_PROBLEM DESCRIPTION_: Leave out all pictures. Return exactly the lines from the top of the material through the line containing "(t1b) at (61,150)".

_DATASET CONTENT_:

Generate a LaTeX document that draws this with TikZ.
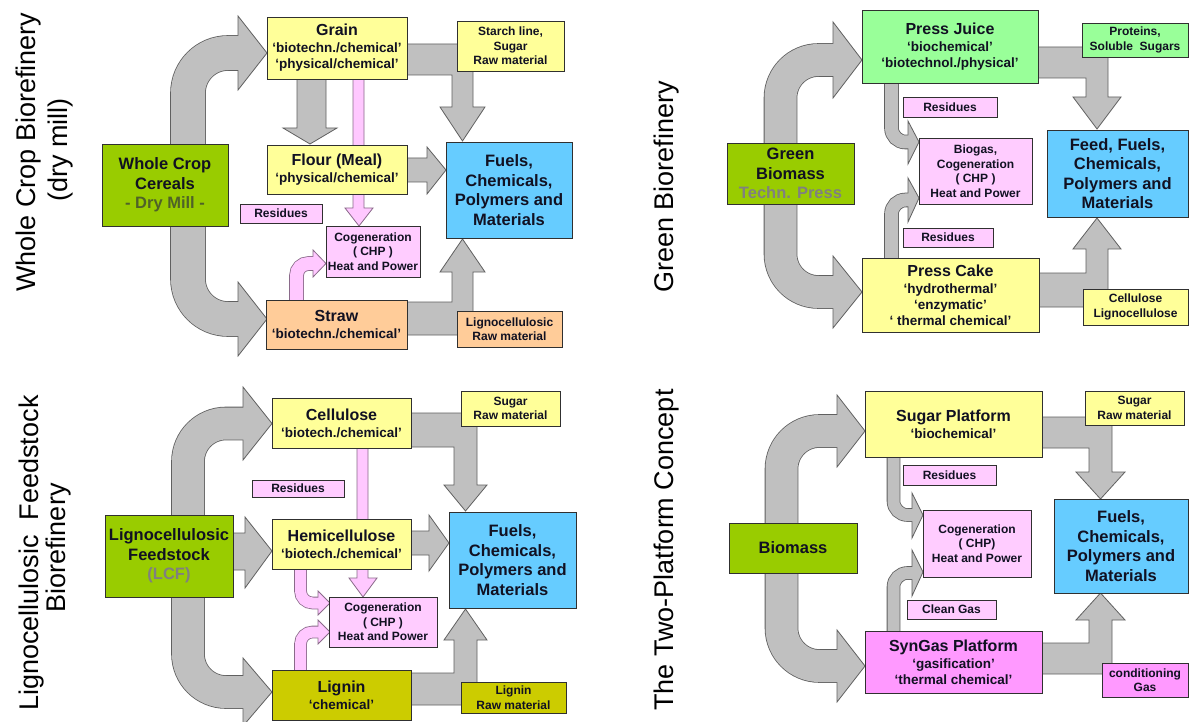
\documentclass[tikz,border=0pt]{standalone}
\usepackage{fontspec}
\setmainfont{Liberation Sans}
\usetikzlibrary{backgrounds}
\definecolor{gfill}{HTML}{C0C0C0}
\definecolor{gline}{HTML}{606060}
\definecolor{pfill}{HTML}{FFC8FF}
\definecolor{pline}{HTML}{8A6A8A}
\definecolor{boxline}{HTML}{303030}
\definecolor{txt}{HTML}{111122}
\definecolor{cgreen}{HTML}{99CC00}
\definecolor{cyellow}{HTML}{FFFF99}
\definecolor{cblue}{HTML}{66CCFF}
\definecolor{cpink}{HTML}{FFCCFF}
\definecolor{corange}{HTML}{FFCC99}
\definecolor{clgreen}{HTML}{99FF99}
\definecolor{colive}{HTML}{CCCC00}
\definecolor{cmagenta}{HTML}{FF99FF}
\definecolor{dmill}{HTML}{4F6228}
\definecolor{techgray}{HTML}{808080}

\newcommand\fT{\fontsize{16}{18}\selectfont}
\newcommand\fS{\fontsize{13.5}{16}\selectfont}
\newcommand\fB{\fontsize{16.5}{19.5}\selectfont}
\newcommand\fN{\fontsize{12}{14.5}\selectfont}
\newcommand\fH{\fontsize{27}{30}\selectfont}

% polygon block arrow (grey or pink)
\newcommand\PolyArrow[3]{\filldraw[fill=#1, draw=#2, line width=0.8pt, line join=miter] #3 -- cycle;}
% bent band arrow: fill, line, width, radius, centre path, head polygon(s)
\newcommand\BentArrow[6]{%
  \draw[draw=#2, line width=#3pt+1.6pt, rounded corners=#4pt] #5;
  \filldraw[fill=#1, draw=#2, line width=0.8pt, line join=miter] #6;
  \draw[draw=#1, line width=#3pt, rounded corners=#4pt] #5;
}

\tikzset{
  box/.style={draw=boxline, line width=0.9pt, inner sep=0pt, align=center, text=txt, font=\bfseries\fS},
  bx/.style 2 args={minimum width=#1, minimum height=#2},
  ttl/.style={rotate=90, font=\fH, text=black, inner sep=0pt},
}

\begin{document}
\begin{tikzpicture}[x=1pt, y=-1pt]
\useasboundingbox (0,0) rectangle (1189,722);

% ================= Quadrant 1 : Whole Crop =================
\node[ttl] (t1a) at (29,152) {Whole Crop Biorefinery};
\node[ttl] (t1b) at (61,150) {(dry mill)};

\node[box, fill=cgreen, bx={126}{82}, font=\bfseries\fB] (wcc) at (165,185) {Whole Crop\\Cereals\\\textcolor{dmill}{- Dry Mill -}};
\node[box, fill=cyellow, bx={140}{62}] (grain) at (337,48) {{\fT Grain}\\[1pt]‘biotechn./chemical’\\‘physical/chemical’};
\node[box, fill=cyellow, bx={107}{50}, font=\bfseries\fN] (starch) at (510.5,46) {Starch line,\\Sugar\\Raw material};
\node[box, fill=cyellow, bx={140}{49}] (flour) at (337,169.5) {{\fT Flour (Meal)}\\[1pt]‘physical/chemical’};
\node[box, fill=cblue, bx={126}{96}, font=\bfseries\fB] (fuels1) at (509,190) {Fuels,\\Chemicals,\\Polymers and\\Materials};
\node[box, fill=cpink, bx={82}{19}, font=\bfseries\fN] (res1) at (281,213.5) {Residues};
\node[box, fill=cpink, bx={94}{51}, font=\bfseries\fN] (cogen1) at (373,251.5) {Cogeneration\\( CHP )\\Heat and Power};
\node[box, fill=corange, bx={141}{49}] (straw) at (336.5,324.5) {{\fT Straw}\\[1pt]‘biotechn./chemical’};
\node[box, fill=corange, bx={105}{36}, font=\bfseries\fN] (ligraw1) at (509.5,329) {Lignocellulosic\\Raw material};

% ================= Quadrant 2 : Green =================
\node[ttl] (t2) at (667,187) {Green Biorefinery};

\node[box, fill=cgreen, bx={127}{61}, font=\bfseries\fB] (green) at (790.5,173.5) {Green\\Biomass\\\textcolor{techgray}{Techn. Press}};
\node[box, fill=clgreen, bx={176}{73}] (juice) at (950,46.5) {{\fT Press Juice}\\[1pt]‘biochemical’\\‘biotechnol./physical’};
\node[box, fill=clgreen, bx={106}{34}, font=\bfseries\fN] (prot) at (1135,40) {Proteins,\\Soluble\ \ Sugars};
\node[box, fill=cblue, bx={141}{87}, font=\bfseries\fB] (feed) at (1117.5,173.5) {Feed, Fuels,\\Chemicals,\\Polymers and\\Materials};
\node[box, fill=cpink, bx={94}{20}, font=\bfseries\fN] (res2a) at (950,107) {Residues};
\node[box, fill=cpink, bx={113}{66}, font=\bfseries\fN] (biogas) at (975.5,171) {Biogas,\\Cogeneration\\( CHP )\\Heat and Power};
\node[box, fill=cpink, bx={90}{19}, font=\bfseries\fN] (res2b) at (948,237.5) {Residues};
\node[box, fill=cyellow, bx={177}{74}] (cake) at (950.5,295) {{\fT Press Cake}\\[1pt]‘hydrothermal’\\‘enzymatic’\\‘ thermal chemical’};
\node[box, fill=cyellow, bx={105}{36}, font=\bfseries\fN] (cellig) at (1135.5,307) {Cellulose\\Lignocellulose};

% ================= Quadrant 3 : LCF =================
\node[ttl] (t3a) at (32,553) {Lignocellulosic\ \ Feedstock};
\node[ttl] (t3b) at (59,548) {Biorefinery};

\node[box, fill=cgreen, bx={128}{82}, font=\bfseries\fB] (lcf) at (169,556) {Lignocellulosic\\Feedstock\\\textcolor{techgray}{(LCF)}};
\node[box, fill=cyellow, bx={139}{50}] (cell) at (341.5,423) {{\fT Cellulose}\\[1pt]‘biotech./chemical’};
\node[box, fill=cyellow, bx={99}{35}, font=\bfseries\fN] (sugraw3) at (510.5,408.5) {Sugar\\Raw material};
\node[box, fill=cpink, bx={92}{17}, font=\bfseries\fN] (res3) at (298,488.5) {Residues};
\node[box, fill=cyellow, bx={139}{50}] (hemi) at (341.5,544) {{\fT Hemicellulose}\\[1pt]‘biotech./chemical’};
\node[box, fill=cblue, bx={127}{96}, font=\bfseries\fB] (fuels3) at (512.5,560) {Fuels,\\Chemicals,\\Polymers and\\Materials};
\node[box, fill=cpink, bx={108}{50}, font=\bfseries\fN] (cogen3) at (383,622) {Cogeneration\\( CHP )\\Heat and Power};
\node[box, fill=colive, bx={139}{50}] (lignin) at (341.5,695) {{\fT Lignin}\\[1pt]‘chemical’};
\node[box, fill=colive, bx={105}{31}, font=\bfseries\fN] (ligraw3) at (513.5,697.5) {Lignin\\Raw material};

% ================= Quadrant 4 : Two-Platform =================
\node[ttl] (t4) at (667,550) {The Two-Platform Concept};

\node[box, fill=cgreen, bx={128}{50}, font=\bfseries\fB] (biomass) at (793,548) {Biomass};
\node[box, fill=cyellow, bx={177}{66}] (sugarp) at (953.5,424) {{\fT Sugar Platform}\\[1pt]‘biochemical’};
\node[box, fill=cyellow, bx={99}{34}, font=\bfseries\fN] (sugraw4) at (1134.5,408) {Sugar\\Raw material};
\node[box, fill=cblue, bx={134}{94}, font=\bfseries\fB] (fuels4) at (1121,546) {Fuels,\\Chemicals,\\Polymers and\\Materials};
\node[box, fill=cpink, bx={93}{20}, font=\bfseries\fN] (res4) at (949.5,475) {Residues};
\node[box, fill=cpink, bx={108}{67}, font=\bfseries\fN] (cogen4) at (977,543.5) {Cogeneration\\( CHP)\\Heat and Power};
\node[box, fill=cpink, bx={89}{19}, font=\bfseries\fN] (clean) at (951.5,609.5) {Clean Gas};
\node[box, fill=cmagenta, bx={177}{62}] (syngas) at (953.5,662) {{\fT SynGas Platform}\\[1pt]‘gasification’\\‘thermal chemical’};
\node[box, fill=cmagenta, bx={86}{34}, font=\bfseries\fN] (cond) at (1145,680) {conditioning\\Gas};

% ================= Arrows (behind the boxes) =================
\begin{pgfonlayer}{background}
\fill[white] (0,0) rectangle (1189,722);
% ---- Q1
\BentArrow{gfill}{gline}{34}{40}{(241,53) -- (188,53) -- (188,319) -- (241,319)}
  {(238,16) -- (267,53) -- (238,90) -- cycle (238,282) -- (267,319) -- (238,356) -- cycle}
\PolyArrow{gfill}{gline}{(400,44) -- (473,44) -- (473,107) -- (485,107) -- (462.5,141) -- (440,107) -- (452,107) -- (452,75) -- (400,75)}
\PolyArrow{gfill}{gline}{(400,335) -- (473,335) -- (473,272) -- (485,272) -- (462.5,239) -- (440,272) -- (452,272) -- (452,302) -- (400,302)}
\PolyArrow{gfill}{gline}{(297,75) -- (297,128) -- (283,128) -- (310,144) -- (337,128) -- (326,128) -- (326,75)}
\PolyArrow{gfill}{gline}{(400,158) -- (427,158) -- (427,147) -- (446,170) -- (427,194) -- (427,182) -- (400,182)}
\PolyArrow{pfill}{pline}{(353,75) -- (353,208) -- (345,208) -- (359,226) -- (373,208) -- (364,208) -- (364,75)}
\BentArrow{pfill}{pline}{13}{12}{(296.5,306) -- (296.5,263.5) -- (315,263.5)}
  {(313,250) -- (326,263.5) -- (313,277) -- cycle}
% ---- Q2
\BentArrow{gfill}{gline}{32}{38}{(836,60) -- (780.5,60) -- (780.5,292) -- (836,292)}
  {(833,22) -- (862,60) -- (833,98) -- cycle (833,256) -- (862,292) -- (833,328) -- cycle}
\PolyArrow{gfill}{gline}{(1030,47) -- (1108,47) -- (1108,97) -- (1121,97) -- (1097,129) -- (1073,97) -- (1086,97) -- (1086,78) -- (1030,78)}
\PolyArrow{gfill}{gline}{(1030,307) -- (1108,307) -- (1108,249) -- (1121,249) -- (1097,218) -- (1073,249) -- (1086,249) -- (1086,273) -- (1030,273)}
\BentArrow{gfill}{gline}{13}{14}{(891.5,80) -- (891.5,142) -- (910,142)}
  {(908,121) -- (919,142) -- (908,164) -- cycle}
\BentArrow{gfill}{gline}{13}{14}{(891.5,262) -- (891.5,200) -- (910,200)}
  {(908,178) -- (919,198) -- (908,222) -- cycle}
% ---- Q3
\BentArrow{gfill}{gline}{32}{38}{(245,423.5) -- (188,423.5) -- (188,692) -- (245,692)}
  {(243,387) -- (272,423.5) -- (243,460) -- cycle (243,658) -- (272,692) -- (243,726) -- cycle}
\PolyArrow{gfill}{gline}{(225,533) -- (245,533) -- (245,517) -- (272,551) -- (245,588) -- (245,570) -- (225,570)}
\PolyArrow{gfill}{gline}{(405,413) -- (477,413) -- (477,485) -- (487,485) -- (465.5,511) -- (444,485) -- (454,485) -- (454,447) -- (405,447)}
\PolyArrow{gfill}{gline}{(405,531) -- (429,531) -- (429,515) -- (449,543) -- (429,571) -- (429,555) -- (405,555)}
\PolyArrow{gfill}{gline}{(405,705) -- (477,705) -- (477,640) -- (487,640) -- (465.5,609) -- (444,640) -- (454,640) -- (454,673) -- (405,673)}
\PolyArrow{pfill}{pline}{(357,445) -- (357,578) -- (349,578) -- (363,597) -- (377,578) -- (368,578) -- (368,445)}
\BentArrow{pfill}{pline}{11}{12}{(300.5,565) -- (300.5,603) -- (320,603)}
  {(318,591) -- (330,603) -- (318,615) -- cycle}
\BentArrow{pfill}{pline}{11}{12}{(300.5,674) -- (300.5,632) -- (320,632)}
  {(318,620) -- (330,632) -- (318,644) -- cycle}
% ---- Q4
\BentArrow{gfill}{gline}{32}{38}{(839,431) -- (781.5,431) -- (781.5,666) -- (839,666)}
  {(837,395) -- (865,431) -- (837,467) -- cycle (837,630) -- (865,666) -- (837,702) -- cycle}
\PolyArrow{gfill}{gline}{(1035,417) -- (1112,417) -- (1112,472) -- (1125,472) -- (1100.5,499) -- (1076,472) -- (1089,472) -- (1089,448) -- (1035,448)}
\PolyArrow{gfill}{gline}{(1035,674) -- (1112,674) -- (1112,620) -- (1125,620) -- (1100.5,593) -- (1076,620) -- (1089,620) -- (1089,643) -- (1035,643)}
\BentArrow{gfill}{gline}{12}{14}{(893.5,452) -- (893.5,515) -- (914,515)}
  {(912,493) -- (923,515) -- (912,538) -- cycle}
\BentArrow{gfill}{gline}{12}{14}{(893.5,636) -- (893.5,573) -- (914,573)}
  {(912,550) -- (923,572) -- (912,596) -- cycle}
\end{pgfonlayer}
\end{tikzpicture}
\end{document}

_EXPECTED ANSWER_:
Generate a LaTeX document that draws this with TikZ.
\documentclass[tikz,border=0pt]{standalone}
\usepackage{fontspec}
\setmainfont{Liberation Sans}
\usetikzlibrary{backgrounds}
\definecolor{gfill}{HTML}{C0C0C0}
\definecolor{gline}{HTML}{606060}
\definecolor{pfill}{HTML}{FFC8FF}
\definecolor{pline}{HTML}{8A6A8A}
\definecolor{boxline}{HTML}{303030}
\definecolor{txt}{HTML}{111122}
\definecolor{cgreen}{HTML}{99CC00}
\definecolor{cyellow}{HTML}{FFFF99}
\definecolor{cblue}{HTML}{66CCFF}
\definecolor{cpink}{HTML}{FFCCFF}
\definecolor{corange}{HTML}{FFCC99}
\definecolor{clgreen}{HTML}{99FF99}
\definecolor{colive}{HTML}{CCCC00}
\definecolor{cmagenta}{HTML}{FF99FF}
\definecolor{dmill}{HTML}{4F6228}
\definecolor{techgray}{HTML}{808080}

\newcommand\fT{\fontsize{16}{18}\selectfont}
\newcommand\fS{\fontsize{13.5}{16}\selectfont}
\newcommand\fB{\fontsize{16.5}{19.5}\selectfont}
\newcommand\fN{\fontsize{12}{14.5}\selectfont}
\newcommand\fH{\fontsize{27}{30}\selectfont}

% polygon block arrow (grey or pink)
\newcommand\PolyArrow[3]{\filldraw[fill=#1, draw=#2, line width=0.8pt, line join=miter] #3 -- cycle;}
% bent band arrow: fill, line, width, radius, centre path, head polygon(s)
\newcommand\BentArrow[6]{%
  \draw[draw=#2, line width=#3pt+1.6pt, rounded corners=#4pt] #5;
  \filldraw[fill=#1, draw=#2, line width=0.8pt, line join=miter] #6;
  \draw[draw=#1, line width=#3pt, rounded corners=#4pt] #5;
}

\tikzset{
  box/.style={draw=boxline, line width=0.9pt, inner sep=0pt, align=center, text=txt, font=\bfseries\fS},
  bx/.style 2 args={minimum width=#1, minimum height=#2},
  ttl/.style={rotate=90, font=\fH, text=black, inner sep=0pt},
}

\begin{document}
\begin{tikzpicture}[x=1pt, y=-1pt]
\useasboundingbox (0,0) rectangle (1189,722);

% ================= Quadrant 1 : Whole Crop =================
\node[ttl] (t1a) at (29,152) {Whole Crop Biorefinery};
\node[ttl] (t1b) at (61,150) {(dry mill)};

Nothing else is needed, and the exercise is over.